In reality, by decimating the local, nationalist armed resistance in Fallujah, the US paved the way for al-Qaeda to move in and take over the city. That the collective American memory of the 2003 invasion and its aftermath is so deeply flawed matters — because of the destruction and suffering in Iraq, and because of the consequences for the health of US democracy.
After all, can clear, informed foreign policy decisions be made when propaganda intended to leverage short-term battlespace advantages fogs the collective mind?
Ultimately, the invasion and occupation of Iraq proved calamitous for that nation’s people, with estimates of excess civilian deaths surpassing a million. Iraqis continue to pay a heavy price for the war. Tens of thousands of American soldiers were also deceived into fighting an unjust war, and 4,500 paid with their lives. No politicians or military planners have been held to account.

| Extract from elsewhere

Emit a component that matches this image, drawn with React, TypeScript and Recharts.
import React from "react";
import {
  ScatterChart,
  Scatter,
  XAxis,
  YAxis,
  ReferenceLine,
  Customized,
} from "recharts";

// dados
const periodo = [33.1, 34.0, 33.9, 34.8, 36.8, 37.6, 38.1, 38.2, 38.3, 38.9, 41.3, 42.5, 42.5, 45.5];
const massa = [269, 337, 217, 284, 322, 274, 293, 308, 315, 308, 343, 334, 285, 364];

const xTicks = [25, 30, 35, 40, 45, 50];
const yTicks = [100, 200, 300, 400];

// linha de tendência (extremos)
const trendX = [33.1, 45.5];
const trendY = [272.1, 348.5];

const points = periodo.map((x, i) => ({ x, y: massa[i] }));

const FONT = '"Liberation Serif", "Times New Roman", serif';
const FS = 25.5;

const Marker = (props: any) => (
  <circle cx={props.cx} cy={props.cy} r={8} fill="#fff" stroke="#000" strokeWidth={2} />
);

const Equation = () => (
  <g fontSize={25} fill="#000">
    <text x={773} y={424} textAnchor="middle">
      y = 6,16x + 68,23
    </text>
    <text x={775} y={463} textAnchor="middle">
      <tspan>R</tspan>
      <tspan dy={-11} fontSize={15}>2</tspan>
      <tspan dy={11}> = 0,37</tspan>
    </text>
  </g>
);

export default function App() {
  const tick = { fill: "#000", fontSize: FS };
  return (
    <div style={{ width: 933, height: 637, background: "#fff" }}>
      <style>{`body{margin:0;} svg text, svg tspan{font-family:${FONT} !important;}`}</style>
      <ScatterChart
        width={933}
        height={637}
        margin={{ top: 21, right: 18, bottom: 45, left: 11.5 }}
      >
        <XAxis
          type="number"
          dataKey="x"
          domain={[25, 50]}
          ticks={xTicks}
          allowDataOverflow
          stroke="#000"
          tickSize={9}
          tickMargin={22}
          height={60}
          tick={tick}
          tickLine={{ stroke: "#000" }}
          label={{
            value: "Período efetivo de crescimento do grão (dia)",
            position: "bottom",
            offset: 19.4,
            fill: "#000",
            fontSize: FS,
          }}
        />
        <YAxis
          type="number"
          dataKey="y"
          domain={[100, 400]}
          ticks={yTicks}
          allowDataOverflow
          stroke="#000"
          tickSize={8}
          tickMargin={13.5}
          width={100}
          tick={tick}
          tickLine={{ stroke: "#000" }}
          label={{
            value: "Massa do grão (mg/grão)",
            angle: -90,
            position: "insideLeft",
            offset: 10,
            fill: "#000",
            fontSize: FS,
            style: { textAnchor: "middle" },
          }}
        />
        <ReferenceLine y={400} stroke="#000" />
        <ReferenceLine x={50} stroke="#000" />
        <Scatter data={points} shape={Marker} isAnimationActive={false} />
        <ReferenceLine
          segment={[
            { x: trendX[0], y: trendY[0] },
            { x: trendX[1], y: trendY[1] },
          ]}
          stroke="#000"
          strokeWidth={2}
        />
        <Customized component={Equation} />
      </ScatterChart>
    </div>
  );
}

As far as much of the mainstream media is concerned, Iraq is a forgotten country, the war a past occurrence. Even among peace activists and antiwar colleagues, we have found a reluctance to talk about the Iraq conflict, and in some cases point-blank refusal to engage in commemoration work.
This thunderous silence points to a difficult truth: two decades after the invasion, American propaganda has conclusively won the Iraqi battlespace.
The views expressed in this article are the authors’ own and do not necessarily reflect Al Jazeera’s editorial stance.